##### Material for this exercise

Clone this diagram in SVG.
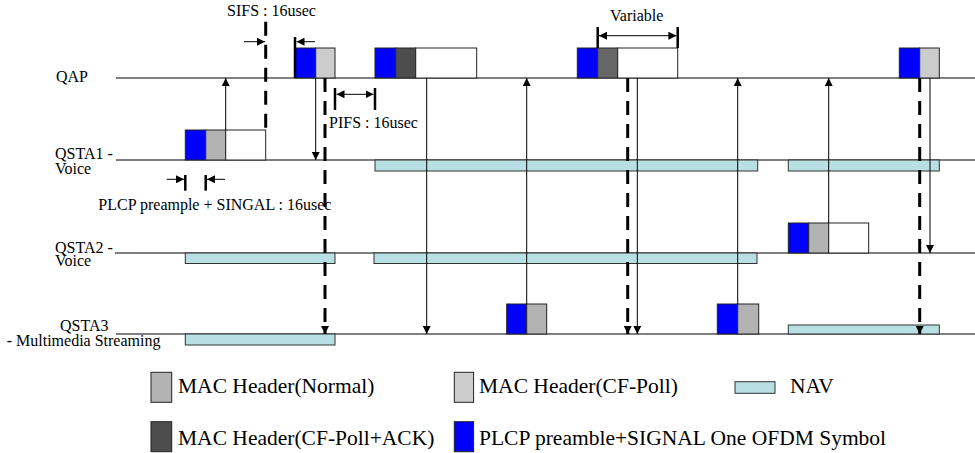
<svg xmlns="http://www.w3.org/2000/svg" width="975" height="453" viewBox="0 0 975 453">
<style>
.t{font-family:"Liberation Serif","Times New Roman",serif;font-size:16px;fill:#000}
.lg{font-family:"Liberation Serif","Times New Roman",serif;font-size:21.5px;fill:#000}
.tl{stroke:#000;stroke-width:1.2;fill:none}
.b{stroke:#222;stroke-width:1}
.pl{fill:#0000ff}
.nh{fill:#b3b3b3}
.cp{fill:#cccccc}
.ca{fill:#4d4d4d}
.cb{fill:#666666}
.wd{fill:#ffffff}
.nav{fill:#b8dfe3;stroke:#333;stroke-width:1}
.ar{stroke:#000;stroke-width:1;fill:none}
.da{stroke:#000;stroke-width:3;fill:none;stroke-dasharray:14 9}
.bar{stroke:#000;stroke-width:2.5;fill:none}
</style>
<defs>
<marker id="ah" viewBox="0 0 10 10" refX="10" refY="5" markerWidth="8" markerHeight="8" markerUnits="userSpaceOnUse" orient="auto-start-reverse"><path d="M0,0 L10,5 L0,10 z" fill="#000"/></marker>
</defs>

<g id="qap">
<text class="t" x="56" y="82">QAP</text>
<line class="tl" x1="116" y1="78" x2="975" y2="78"/>
<rect class="b pl" x="295" y="48" width="20.7" height="30"/>
<rect class="b cp" x="315.7" y="48" width="19.3" height="30"/>
<rect class="b pl" x="375" y="48" width="20.7" height="30"/>
<rect class="b ca" x="395.7" y="48" width="20" height="30"/>
<rect class="b wd" x="415.7" y="48" width="61" height="30"/>
<rect class="b pl" x="577.3" y="48" width="20.4" height="30"/>
<rect class="b cb" x="597.7" y="48" width="20" height="30"/>
<rect class="b wd" x="617.7" y="48" width="60" height="30"/>
<rect class="b pl" x="899.3" y="48" width="20.4" height="30"/>
<rect class="b cp" x="919.7" y="48" width="19.6" height="30"/>
</g>

<g id="qsta1">
<text class="t" x="55" y="159">QSTA1 -</text>
<text class="t" x="55" y="173.5">Voice</text>
<line class="tl" x1="116" y1="160" x2="975" y2="160"/>
<rect class="b pl" x="185.3" y="130" width="20.4" height="30"/>
<rect class="b nh" x="205.7" y="130" width="20" height="30"/>
<rect class="b wd" x="225.7" y="130" width="40" height="30"/>
<rect class="nav" x="375" y="160" width="382.7" height="11"/>
<rect class="nav" x="788.3" y="160" width="151" height="11"/>
</g>

<g id="qsta2">
<text class="t" x="55" y="252.5">QSTA2 -</text>
<text class="t" x="55" y="266">Voice</text>
<line class="tl" x1="115" y1="253" x2="975" y2="253"/>
<rect class="nav" x="185.3" y="253" width="149.7" height="10.5"/>
<rect class="nav" x="374" y="253" width="383" height="10.5"/>
<rect class="b pl" x="788.3" y="223" width="20.4" height="30"/>
<rect class="b nh" x="808.7" y="223" width="20" height="30"/>
<rect class="b wd" x="828.7" y="223" width="40" height="30"/>
</g>

<g id="qsta3">
<text class="t" x="60" y="331">QSTA3</text>
<text class="t" x="6.7" y="346">- Multimedia Streaming</text>
<line class="tl" x1="116" y1="334" x2="975" y2="334"/>
<rect class="nav" x="185.3" y="334" width="149.7" height="11"/>
<rect class="nav" x="788.3" y="325" width="151" height="9"/>
<rect class="b pl" x="506.7" y="304" width="20" height="30"/>
<rect class="b nh" x="526.7" y="304" width="20" height="30"/>
<rect class="b pl" x="717.3" y="304" width="20.4" height="30"/>
<rect class="b nh" x="737.7" y="304" width="21" height="30"/>
</g>

<g id="connectors">
<path class="ar" d="M225.7,130 V78" marker-end="url(#ah)"/>
<path class="ar" d="M315.7,78 V160" marker-end="url(#ah)"/>
<path class="da" d="M265.7,21.7 V130"/>
<path class="da" d="M325,78 V334" marker-end="url(#ah)"/>
<path class="ar" d="M426.7,78 V334" marker-end="url(#ah)"/>
<path class="ar" d="M526.7,304 V78" marker-end="url(#ah)"/>
<path class="da" d="M627.7,78 V334" marker-end="url(#ah)"/>
<path class="ar" d="M637.3,78 V334" marker-end="url(#ah)"/>
<path class="ar" d="M737.7,304 V78" marker-end="url(#ah)"/>
<path class="ar" d="M828.7,223 V78" marker-end="url(#ah)"/>
<path class="da" d="M919.7,78 V334" marker-end="url(#ah)"/>
<path class="ar" d="M930,78 V253" marker-end="url(#ah)"/>
</g>

<g id="timing">
<text class="t" x="227" y="16">SIFS : 16usec</text>
<path class="ar" d="M244,41.7 H265" marker-end="url(#ah)"/>
<line class="bar" x1="295" y1="37" x2="295" y2="78"/>
<path class="ar" d="M315,41.7 H296.5" marker-end="url(#ah)"/>

<line class="bar" x1="335" y1="88" x2="335" y2="110"/>
<line class="bar" x1="375" y1="88" x2="375" y2="110"/>
<path class="ar" d="M336.5,94.3 H373.5" marker-start="url(#ah)" marker-end="url(#ah)"/>
<text class="t" x="329" y="128">PIFS : 16usec</text>

<text class="t" x="636.7" y="20.5" text-anchor="middle">Variable</text>
<line class="bar" x1="597.7" y1="27" x2="597.7" y2="48"/>
<line class="bar" x1="677.7" y1="27" x2="677.7" y2="48"/>
<path class="ar" d="M599,35.7 H676.4" marker-start="url(#ah)" marker-end="url(#ah)"/>

<line class="bar" x1="185.3" y1="175" x2="185.3" y2="190.7"/>
<line class="bar" x1="205.7" y1="175" x2="205.7" y2="190.7"/>
<path class="ar" d="M166.7,179.3 H184" marker-end="url(#ah)"/>
<path class="ar" d="M225,179.3 H207" marker-end="url(#ah)"/>
<text class="t" x="98.3" y="209.5">PLCP preample + SINGAL : 16usec</text>
</g>

<g id="legend">
<rect class="b nh" x="151" y="372.3" width="20.7" height="30"/>
<text class="lg" x="178" y="393">MAC Header(Normal)</text>
<rect class="b cp" x="454.3" y="372.3" width="19.3" height="30"/>
<text class="lg" x="479" y="393">MAC Header(CF-Poll)</text>
<rect class="nav" x="735" y="381.7" width="40" height="11.6"/>
<text class="lg" x="790" y="393">NAV</text>
<rect class="b ca" x="151" y="421.7" width="20.7" height="30"/>
<text class="lg" x="178" y="445">MAC Header(CF-Poll+ACK)</text>
<rect class="b pl" x="454.3" y="421.7" width="19.3" height="30"/>
<text class="lg" x="479" y="445">PLCP preamble+SIGNAL One OFDM Symbol</text>
</g>
</svg>
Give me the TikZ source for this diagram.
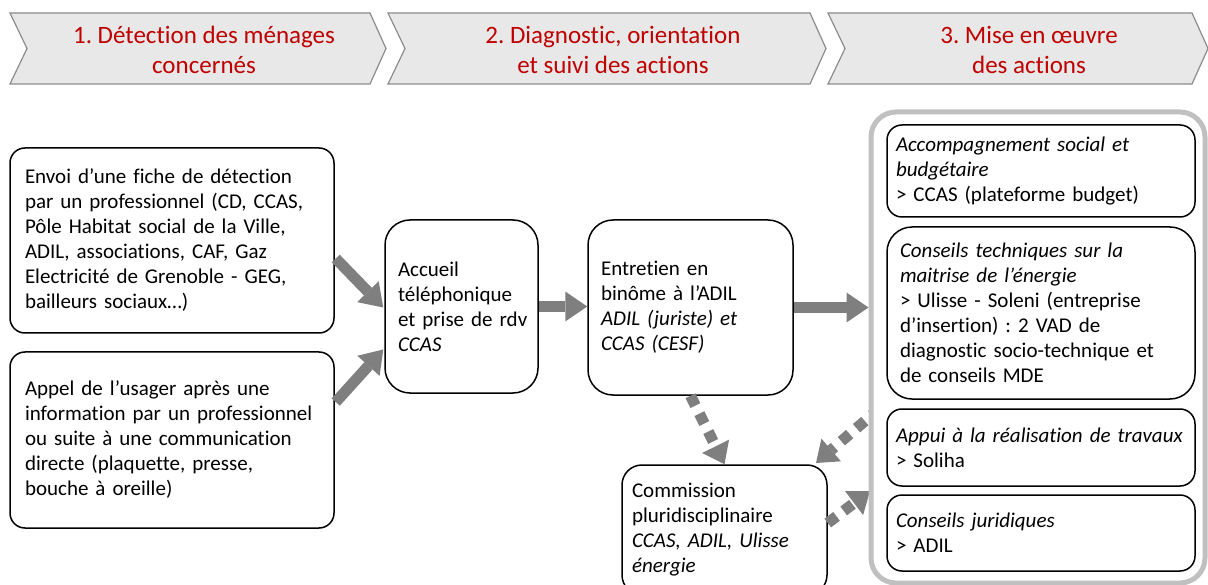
\documentclass[tikz,border=0pt]{standalone}
\usepackage{fontspec}
\setmainfont{Carlito}[Ligatures=NoCommon]
\frenchspacing
\usetikzlibrary{arrows.meta,calc}
\definecolor{chevfill}{HTML}{E8E8E8}
\definecolor{chevline}{HTML}{8C8C8C}
\definecolor{headred}{HTML}{C00000}
\definecolor{arrowgray}{HTML}{7F7F7F}
\definecolor{framegray}{HTML}{C0C0C0}

\begin{document}
\begin{tikzpicture}[x=1pt,y=-1pt,
  chevron/.style={fill=chevfill,draw=chevline,line width=1.2pt,line join=miter},
  headtext/.style={text=headred,align=center,inner sep=0pt,font=\fontsize{25}{30}\selectfont},
  card/.style={draw=black,line width=1.5pt,fill=white,align=left,inner ysep=0pt,
               font=\fontsize{21}{25}\selectfont},
  bigarrow/.style={draw=arrowgray,line width=11pt,
               -{Triangle[length=22pt,width=30pt,line width=0pt]}},
  dotarrow/.style={draw=arrowgray,line width=11pt,dash pattern=on 11pt off 9pt,
               -{Triangle[length=20pt,width=30pt,line width=0pt]}}
]
\useasboundingbox (0,0) rectangle (1208,585);
\clip (0,0) rectangle (1208,585);

% phase banner
\draw[chevron] (10,13) -- (370,13) -- (386,48.5) -- (370,84) -- (10,84) -- (27,48.5) -- cycle;
\draw[chevron] (388,13) -- (810,13) -- (826,48.5) -- (810,84) -- (388,84) -- (405,48.5) -- cycle;
\draw[chevron] (828,13) -- (1192,13) -- (1208,48.5) -- (1192,84) -- (828,84) -- (845,48.5) -- cycle;
\node[headtext] (h1) at (204,50) {1. Détection des ménages\\concernés};
\node[headtext] (h2) at (613,50) {2. Diagnostic, orientation\\et suivi des actions};
\node[headtext] (h3) at (1029,50) {3. Mise en œuvre\\des actions};

% detection
\node[card,rounded corners=15pt,minimum width=324pt,minimum height=185pt,
      inner xsep=15pt,text width=294pt] (A) at (172,240.5)
  {Envoi d’une fiche de détection\\
   par un professionnel (CD, CCAS,\\
   Pôle Habitat social de la Ville,\\
   ADIL, associations, CAF, Gaz\\
   Electricité de Grenoble - GEG,\\
   bailleurs sociaux…)};
\node[card,rounded corners=15pt,minimum width=324pt,minimum height=176pt,
      inner xsep=15pt,text width=294pt] (B) at (172,440)
  {Appel de l’usager après une\\
   information par un professionnel\\
   ou suite à une communication\\
   directe (plaquette, presse,\\
   bouche à oreille)};

% diagnostic
\node[card,rounded corners=25pt,minimum width=153pt,minimum height=173pt,
      inner xsep=13pt,text width=127pt] (C) at (461.5,306.5)
  {Accueil\\téléphonique\\et~prise~de~rdv\\\textit{CCAS}};
\node[card,rounded corners=25pt,minimum width=205pt,minimum height=175pt,
      inner xsep=13pt,text width=179pt] (D) at (690.5,307.5)
  {Entretien en\\binôme à l’ADIL\\\textit{ADIL (juriste) et}\\\textit{CCAS (CESF)}};
\node[card,rounded corners=20pt,minimum width=205pt,minimum height=130pt,
      inner xsep=10pt,text width=185pt] (E) at (724.5,530)
  {Commission\\pluridisciplinaire\\\textit{CCAS, ADIL, Ulisse}\\\textit{énergie}};

% links with the commission
\coordinate (d2s) at (880,408);
\coordinate (d2e) at (816,463);
\coordinate (d3e) at (870,491);
\draw[dotarrow] (D.south) -- (E.north);
\draw[dotarrow] (d2s) -- (d2e);
\draw[dotarrow] ($(E.east)+(0,-7)$) -- (d3e);

% actions
\node[draw=framegray,line width=5pt,fill=white,rounded corners=25pt,
      minimum width=334pt,minimum height=471pt,inner sep=0pt] (G) at (1038,347.5) {};
\node[card,rounded corners=15pt,minimum width=308pt,minimum height=92pt,
      inner xsep=9pt,text width=290pt] (F1) at (1041,171)
  {\textit{Accompagnement social et}\\\textit{budgétaire}\\> CCAS (plateforme budget)};
\node[card,rounded corners=25pt,minimum width=308pt,minimum height=172pt,
      inner xsep=13pt,text width=282pt] (F2) at (1041,313)
  {\textit{Conseils techniques sur la}\\\textit{maitrise de l’énergie}\\
   > Ulisse - Soleni (entreprise\\d’insertion) : 2 VAD de\\
   diagnostic socio-technique et\\de conseils MDE};
\node[card,rounded corners=15pt,minimum width=308pt,minimum height=77pt,
      inner xsep=9pt,text width=290pt] (F3) at (1041,447.5)
  {\textit{Appui à la réalisation de travaux}\\> Soliha};
\node[card,rounded corners=15pt,minimum width=308pt,minimum height=76pt,
      inner xsep=9pt,text width=290pt] (F4) at (1041,533)
  {\textit{Conseils juridiques}\\> ADIL};

% main flow
\draw[bigarrow] ($(A.east)+(1,18)$) -- ($(C.west)+(-1,1)$);
\draw[bigarrow] ($(B.east)+(1,-38)$) -- ($(C.west)+(-1,43)$);
\draw[bigarrow] (C.east) -- (C.east -| D.west);
\draw[bigarrow] (D.east) -- (D.east -| G.west);
\end{tikzpicture}
\end{document}
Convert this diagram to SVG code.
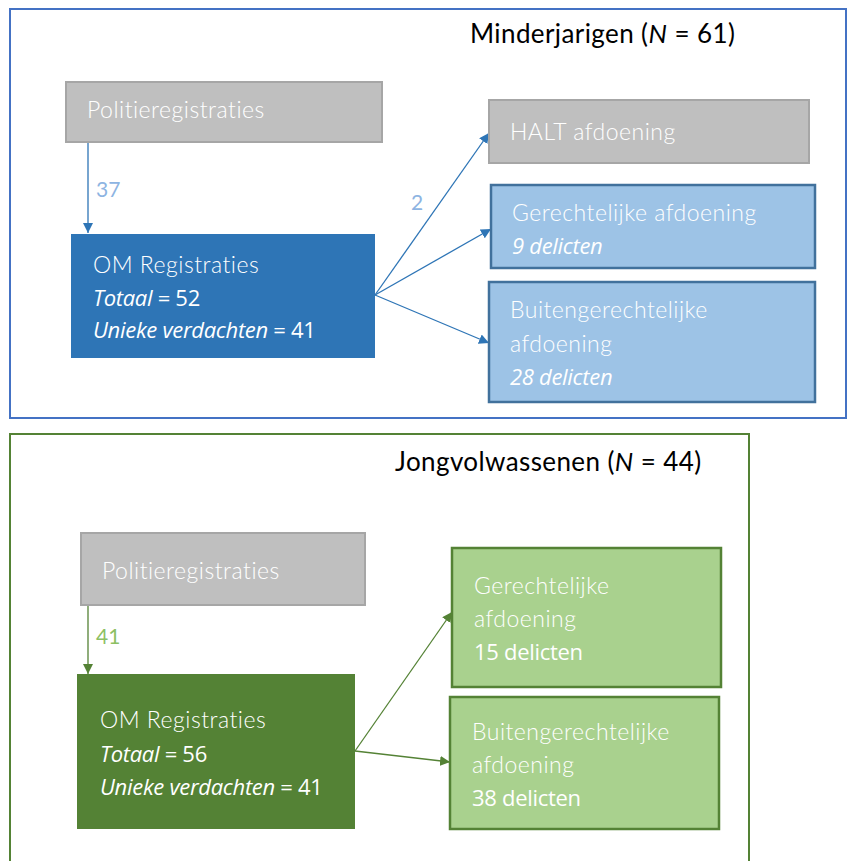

##########

What you have to do: Leave the pictures out and print, exactly as written, every line from the one holding "Give me the TikZ source for this diagram." down to the one holding "(h3) at (1029,50)", both of those included.

Output of the task:
Give me the TikZ source for this diagram.
\documentclass[tikz,border=0pt]{standalone}
\usepackage{fontspec}
\setmainfont{Carlito}[Ligatures=NoCommon]
\frenchspacing
\usetikzlibrary{arrows.meta,calc}
\definecolor{chevfill}{HTML}{E8E8E8}
\definecolor{chevline}{HTML}{8C8C8C}
\definecolor{headred}{HTML}{C00000}
\definecolor{arrowgray}{HTML}{7F7F7F}
\definecolor{framegray}{HTML}{C0C0C0}

\begin{document}
\begin{tikzpicture}[x=1pt,y=-1pt,
  chevron/.style={fill=chevfill,draw=chevline,line width=1.2pt,line join=miter},
  headtext/.style={text=headred,align=center,inner sep=0pt,font=\fontsize{25}{30}\selectfont},
  card/.style={draw=black,line width=1.5pt,fill=white,align=left,inner ysep=0pt,
               font=\fontsize{21}{25}\selectfont},
  bigarrow/.style={draw=arrowgray,line width=11pt,
               -{Triangle[length=22pt,width=30pt,line width=0pt]}},
  dotarrow/.style={draw=arrowgray,line width=11pt,dash pattern=on 11pt off 9pt,
               -{Triangle[length=20pt,width=30pt,line width=0pt]}}
]
\useasboundingbox (0,0) rectangle (1208,585);
\clip (0,0) rectangle (1208,585);

% phase banner
\draw[chevron] (10,13) -- (370,13) -- (386,48.5) -- (370,84) -- (10,84) -- (27,48.5) -- cycle;
\draw[chevron] (388,13) -- (810,13) -- (826,48.5) -- (810,84) -- (388,84) -- (405,48.5) -- cycle;
\draw[chevron] (828,13) -- (1192,13) -- (1208,48.5) -- (1192,84) -- (828,84) -- (845,48.5) -- cycle;
\node[headtext] (h1) at (204,50) {1. Détection des ménages\\concernés};
\node[headtext] (h2) at (613,50) {2. Diagnostic, orientation\\et suivi des actions};
\node[headtext] (h3) at (1029,50) {3. Mise en œuvre\\des actions};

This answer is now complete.